**DIRECTION:** Entries follow. Set all of them down as they stand.

**DATA LINES:**
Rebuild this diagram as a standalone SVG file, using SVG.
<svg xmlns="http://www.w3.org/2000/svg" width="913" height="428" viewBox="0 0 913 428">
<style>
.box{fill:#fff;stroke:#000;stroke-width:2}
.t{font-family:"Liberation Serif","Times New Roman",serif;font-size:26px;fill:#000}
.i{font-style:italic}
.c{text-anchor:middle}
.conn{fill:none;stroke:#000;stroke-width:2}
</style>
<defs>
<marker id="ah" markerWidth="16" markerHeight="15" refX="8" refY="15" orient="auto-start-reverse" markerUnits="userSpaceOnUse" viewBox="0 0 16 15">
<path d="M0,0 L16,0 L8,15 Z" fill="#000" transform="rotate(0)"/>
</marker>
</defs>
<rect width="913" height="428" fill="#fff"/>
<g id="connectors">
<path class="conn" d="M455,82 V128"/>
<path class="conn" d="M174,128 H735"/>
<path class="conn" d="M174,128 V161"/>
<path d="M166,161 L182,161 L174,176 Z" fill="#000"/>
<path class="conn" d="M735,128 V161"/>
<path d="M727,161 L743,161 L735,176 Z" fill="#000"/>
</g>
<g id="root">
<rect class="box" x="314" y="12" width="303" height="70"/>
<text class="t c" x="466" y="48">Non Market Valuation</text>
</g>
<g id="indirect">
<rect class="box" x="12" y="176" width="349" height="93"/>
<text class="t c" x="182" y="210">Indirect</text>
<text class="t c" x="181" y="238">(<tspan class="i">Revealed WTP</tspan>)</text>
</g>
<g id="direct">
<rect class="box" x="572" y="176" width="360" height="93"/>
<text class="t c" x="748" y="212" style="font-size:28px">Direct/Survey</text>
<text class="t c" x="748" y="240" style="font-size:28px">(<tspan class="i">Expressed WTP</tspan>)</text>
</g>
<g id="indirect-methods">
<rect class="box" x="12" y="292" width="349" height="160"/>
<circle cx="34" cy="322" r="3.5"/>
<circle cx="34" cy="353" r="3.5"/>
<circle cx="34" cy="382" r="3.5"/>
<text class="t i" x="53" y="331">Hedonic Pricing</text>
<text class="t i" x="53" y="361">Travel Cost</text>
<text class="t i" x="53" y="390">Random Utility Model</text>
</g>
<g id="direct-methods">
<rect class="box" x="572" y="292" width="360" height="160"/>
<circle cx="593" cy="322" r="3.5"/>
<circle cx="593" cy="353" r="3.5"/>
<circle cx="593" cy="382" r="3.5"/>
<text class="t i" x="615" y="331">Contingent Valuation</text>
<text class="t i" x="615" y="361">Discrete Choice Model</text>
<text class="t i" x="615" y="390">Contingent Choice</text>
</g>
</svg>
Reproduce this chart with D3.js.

**TASK RESPONSE:**
Rebuild this diagram as a standalone SVG file, using SVG.
<svg xmlns="http://www.w3.org/2000/svg" width="913" height="428" viewBox="0 0 913 428">
<style>
.box{fill:#fff;stroke:#000;stroke-width:2}
.t{font-family:"Liberation Serif","Times New Roman",serif;font-size:26px;fill:#000}
.i{font-style:italic}
.c{text-anchor:middle}
.conn{fill:none;stroke:#000;stroke-width:2}
</style>
<defs>
<marker id="ah" markerWidth="16" markerHeight="15" refX="8" refY="15" orient="auto-start-reverse" markerUnits="userSpaceOnUse" viewBox="0 0 16 15">
<path d="M0,0 L16,0 L8,15 Z" fill="#000" transform="rotate(0)"/>
</marker>
</defs>
<rect width="913" height="428" fill="#fff"/>
<g id="connectors">
<path class="conn" d="M455,82 V128"/>
<path class="conn" d="M174,128 H735"/>
<path class="conn" d="M174,128 V161"/>
<path d="M166,161 L182,161 L174,176 Z" fill="#000"/>
<path class="conn" d="M735,128 V161"/>
<path d="M727,161 L743,161 L735,176 Z" fill="#000"/>
</g>
<g id="root">
<rect class="box" x="314" y="12" width="303" height="70"/>
<text class="t c" x="466" y="48">Non Market Valuation</text>
</g>
<g id="indirect">
<rect class="box" x="12" y="176" width="349" height="93"/>
<text class="t c" x="182" y="210">Indirect</text>
<text class="t c" x="181" y="238">(<tspan class="i">Revealed WTP</tspan>)</text>
</g>
<g id="direct">
<rect class="box" x="572" y="176" width="360" height="93"/>
<text class="t c" x="748" y="212" style="font-size:28px">Direct/Survey</text>
<text class="t c" x="748" y="240" style="font-size:28px">(<tspan class="i">Expressed WTP</tspan>)</text>
</g>
<g id="indirect-methods">
<rect class="box" x="12" y="292" width="349" height="160"/>
<circle cx="34" cy="322" r="3.5"/>
<circle cx="34" cy="353" r="3.5"/>
<circle cx="34" cy="382" r="3.5"/>
<text class="t i" x="53" y="331">Hedonic Pricing</text>
<text class="t i" x="53" y="361">Travel Cost</text>
<text class="t i" x="53" y="390">Random Utility Model</text>
</g>
<g id="direct-methods">
<rect class="box" x="572" y="292" width="360" height="160"/>
<circle cx="593" cy="322" r="3.5"/>
<circle cx="593" cy="353" r="3.5"/>
<circle cx="593" cy="382" r="3.5"/>
<text class="t i" x="615" y="331">Contingent Valuation</text>
<text class="t i" x="615" y="361">Discrete Choice Model</text>
<text class="t i" x="615" y="390">Contingent Choice</text>
</g>
</svg>
Reproduce this chart with D3.js.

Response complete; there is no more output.